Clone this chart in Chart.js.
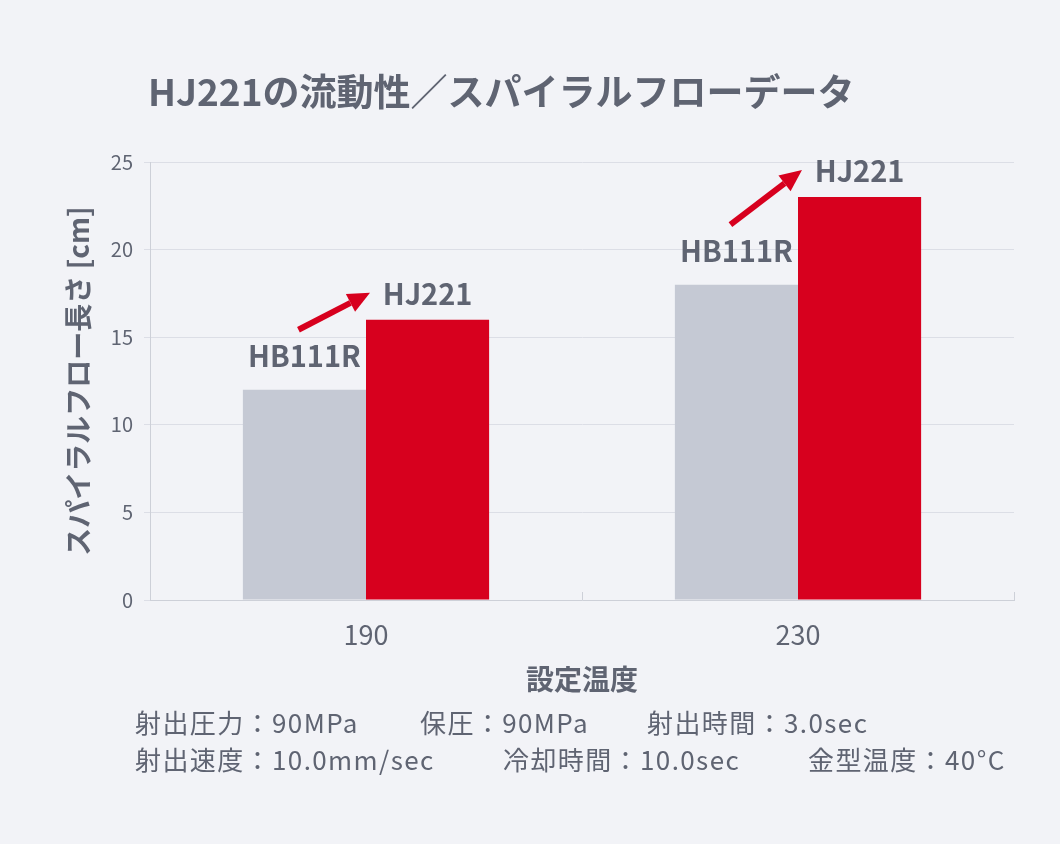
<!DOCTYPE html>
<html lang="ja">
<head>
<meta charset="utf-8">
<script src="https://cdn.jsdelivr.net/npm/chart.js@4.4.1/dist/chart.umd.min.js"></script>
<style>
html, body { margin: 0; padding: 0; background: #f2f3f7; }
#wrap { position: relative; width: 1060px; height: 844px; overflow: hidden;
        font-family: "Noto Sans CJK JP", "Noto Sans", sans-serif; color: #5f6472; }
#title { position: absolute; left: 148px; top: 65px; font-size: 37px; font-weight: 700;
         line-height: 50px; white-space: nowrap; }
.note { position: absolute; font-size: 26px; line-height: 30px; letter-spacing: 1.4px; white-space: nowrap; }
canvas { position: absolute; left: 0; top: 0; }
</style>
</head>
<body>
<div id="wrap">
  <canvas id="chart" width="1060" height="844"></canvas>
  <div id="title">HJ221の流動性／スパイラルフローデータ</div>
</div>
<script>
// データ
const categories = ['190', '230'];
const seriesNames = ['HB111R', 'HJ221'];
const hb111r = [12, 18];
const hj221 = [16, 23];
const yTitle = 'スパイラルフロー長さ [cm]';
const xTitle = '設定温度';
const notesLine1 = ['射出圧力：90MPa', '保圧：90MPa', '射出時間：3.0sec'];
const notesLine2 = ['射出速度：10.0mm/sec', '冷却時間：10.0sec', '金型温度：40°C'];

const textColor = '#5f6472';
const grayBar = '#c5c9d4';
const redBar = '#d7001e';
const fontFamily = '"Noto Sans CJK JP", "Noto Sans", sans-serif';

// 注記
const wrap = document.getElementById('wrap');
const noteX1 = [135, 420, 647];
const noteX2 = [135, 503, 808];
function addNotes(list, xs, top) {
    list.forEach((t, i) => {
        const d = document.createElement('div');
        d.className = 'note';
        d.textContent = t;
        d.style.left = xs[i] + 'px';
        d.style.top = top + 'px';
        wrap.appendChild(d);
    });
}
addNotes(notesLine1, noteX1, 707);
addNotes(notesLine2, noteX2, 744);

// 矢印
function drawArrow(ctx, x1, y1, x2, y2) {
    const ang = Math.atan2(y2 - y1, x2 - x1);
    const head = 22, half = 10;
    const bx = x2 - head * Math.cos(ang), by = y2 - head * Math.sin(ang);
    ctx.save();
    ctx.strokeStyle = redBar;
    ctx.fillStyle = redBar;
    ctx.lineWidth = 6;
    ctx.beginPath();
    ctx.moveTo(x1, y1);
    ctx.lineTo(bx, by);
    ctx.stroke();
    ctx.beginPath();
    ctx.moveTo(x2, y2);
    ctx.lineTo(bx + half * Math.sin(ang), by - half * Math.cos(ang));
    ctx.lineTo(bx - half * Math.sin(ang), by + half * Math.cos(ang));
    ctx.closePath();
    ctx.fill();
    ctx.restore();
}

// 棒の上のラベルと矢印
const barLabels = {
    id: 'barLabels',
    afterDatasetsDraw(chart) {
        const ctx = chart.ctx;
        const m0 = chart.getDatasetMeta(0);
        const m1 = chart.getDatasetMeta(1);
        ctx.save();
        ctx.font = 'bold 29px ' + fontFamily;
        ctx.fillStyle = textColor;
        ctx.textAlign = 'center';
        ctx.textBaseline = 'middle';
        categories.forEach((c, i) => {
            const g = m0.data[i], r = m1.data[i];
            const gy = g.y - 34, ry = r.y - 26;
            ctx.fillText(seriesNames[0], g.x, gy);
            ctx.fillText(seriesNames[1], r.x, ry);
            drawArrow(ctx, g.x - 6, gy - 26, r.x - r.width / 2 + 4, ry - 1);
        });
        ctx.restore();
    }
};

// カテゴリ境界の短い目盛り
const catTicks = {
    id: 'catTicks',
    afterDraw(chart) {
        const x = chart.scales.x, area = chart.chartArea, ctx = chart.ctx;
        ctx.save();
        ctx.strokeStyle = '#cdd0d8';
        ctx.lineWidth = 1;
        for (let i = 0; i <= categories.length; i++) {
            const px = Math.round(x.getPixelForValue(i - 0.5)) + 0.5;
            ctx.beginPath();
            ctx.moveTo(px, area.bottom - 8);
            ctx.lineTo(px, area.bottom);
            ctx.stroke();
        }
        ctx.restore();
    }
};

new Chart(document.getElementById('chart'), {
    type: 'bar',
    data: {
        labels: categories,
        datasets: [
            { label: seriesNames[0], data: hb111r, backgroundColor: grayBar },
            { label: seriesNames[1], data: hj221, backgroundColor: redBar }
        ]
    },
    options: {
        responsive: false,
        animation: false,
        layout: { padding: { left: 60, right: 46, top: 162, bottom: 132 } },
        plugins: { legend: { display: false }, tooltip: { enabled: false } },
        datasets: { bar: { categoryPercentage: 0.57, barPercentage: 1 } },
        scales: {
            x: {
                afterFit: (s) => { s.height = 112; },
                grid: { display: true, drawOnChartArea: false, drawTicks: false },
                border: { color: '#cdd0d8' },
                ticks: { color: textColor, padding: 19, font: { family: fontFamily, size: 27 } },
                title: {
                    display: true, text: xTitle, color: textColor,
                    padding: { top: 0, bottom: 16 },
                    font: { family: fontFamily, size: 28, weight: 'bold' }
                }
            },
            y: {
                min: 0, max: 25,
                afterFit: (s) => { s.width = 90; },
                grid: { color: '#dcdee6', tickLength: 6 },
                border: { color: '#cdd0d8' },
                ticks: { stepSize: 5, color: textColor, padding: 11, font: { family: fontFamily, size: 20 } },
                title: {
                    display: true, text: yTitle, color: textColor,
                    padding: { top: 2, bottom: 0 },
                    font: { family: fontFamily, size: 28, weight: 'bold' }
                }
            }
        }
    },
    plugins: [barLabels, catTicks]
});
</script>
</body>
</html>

******************************

Reproduce the material above in full, exactly, with no images.

## [Output]
Clone this chart in Chart.js.
<!DOCTYPE html>
<html lang="ja">
<head>
<meta charset="utf-8">
<script src="https://cdn.jsdelivr.net/npm/chart.js@4.4.1/dist/chart.umd.min.js"></script>
<style>
html, body { margin: 0; padding: 0; background: #f2f3f7; }
#wrap { position: relative; width: 1060px; height: 844px; overflow: hidden;
        font-family: "Noto Sans CJK JP", "Noto Sans", sans-serif; color: #5f6472; }
#title { position: absolute; left: 148px; top: 65px; font-size: 37px; font-weight: 700;
         line-height: 50px; white-space: nowrap; }
.note { position: absolute; font-size: 26px; line-height: 30px; letter-spacing: 1.4px; white-space: nowrap; }
canvas { position: absolute; left: 0; top: 0; }
</style>
</head>
<body>
<div id="wrap">
  <canvas id="chart" width="1060" height="844"></canvas>
  <div id="title">HJ221の流動性／スパイラルフローデータ</div>
</div>
<script>
// データ
const categories = ['190', '230'];
const seriesNames = ['HB111R', 'HJ221'];
const hb111r = [12, 18];
const hj221 = [16, 23];
const yTitle = 'スパイラルフロー長さ [cm]';
const xTitle = '設定温度';
const notesLine1 = ['射出圧力：90MPa', '保圧：90MPa', '射出時間：3.0sec'];
const notesLine2 = ['射出速度：10.0mm/sec', '冷却時間：10.0sec', '金型温度：40°C'];

const textColor = '#5f6472';
const grayBar = '#c5c9d4';
const redBar = '#d7001e';
const fontFamily = '"Noto Sans CJK JP", "Noto Sans", sans-serif';

// 注記
const wrap = document.getElementById('wrap');
const noteX1 = [135, 420, 647];
const noteX2 = [135, 503, 808];
function addNotes(list, xs, top) {
    list.forEach((t, i) => {
        const d = document.createElement('div');
        d.className = 'note';
        d.textContent = t;
        d.style.left = xs[i] + 'px';
        d.style.top = top + 'px';
        wrap.appendChild(d);
    });
}
addNotes(notesLine1, noteX1, 707);
addNotes(notesLine2, noteX2, 744);

// 矢印
function drawArrow(ctx, x1, y1, x2, y2) {
    const ang = Math.atan2(y2 - y1, x2 - x1);
    const head = 22, half = 10;
    const bx = x2 - head * Math.cos(ang), by = y2 - head * Math.sin(ang);
    ctx.save();
    ctx.strokeStyle = redBar;
    ctx.fillStyle = redBar;
    ctx.lineWidth = 6;
    ctx.beginPath();
    ctx.moveTo(x1, y1);
    ctx.lineTo(bx, by);
    ctx.stroke();
    ctx.beginPath();
    ctx.moveTo(x2, y2);
    ctx.lineTo(bx + half * Math.sin(ang), by - half * Math.cos(ang));
    ctx.lineTo(bx - half * Math.sin(ang), by + half * Math.cos(ang));
    ctx.closePath();
    ctx.fill();
    ctx.restore();
}

// 棒の上のラベルと矢印
const barLabels = {
    id: 'barLabels',
    afterDatasetsDraw(chart) {
        const ctx = chart.ctx;
        const m0 = chart.getDatasetMeta(0);
        const m1 = chart.getDatasetMeta(1);
        ctx.save();
        ctx.font = 'bold 29px ' + fontFamily;
        ctx.fillStyle = textColor;
        ctx.textAlign = 'center';
        ctx.textBaseline = 'middle';
        categories.forEach((c, i) => {
            const g = m0.data[i], r = m1.data[i];
            const gy = g.y - 34, ry = r.y - 26;
            ctx.fillText(seriesNames[0], g.x, gy);
            ctx.fillText(seriesNames[1], r.x, ry);
            drawArrow(ctx, g.x - 6, gy - 26, r.x - r.width / 2 + 4, ry - 1);
        });
        ctx.restore();
    }
};

// カテゴリ境界の短い目盛り
const catTicks = {
    id: 'catTicks',
    afterDraw(chart) {
        const x = chart.scales.x, area = chart.chartArea, ctx = chart.ctx;
        ctx.save();
        ctx.strokeStyle = '#cdd0d8';
        ctx.lineWidth = 1;
        for (let i = 0; i <= categories.length; i++) {
            const px = Math.round(x.getPixelForValue(i - 0.5)) + 0.5;
            ctx.beginPath();
            ctx.moveTo(px, area.bottom - 8);
            ctx.lineTo(px, area.bottom);
            ctx.stroke();
        }
        ctx.restore();
    }
};

new Chart(document.getElementById('chart'), {
    type: 'bar',
    data: {
        labels: categories,
        datasets: [
            { label: seriesNames[0], data: hb111r, backgroundColor: grayBar },
            { label: seriesNames[1], data: hj221, backgroundColor: redBar }
        ]
    },
    options: {
        responsive: false,
        animation: false,
        layout: { padding: { left: 60, right: 46, top: 162, bottom: 132 } },
        plugins: { legend: { display: false }, tooltip: { enabled: false } },
        datasets: { bar: { categoryPercentage: 0.57, barPercentage: 1 } },
        scales: {
            x: {
                afterFit: (s) => { s.height = 112; },
                grid: { display: true, drawOnChartArea: false, drawTicks: false },
                border: { color: '#cdd0d8' },
                ticks: { color: textColor, padding: 19, font: { family: fontFamily, size: 27 } },
                title: {
                    display: true, text: xTitle, color: textColor,
                    padding: { top: 0, bottom: 16 },
                    font: { family: fontFamily, size: 28, weight: 'bold' }
                }
            },
            y: {
                min: 0, max: 25,
                afterFit: (s) => { s.width = 90; },
                grid: { color: '#dcdee6', tickLength: 6 },
                border: { color: '#cdd0d8' },
                ticks: { stepSize: 5, color: textColor, padding: 11, font: { family: fontFamily, size: 20 } },
                title: {
                    display: true, text: yTitle, color: textColor,
                    padding: { top: 2, bottom: 0 },
                    font: { family: fontFamily, size: 28, weight: 'bold' }
                }
            }
        }
    },
    plugins: [barLabels, catTicks]
});
</script>
</body>
</html>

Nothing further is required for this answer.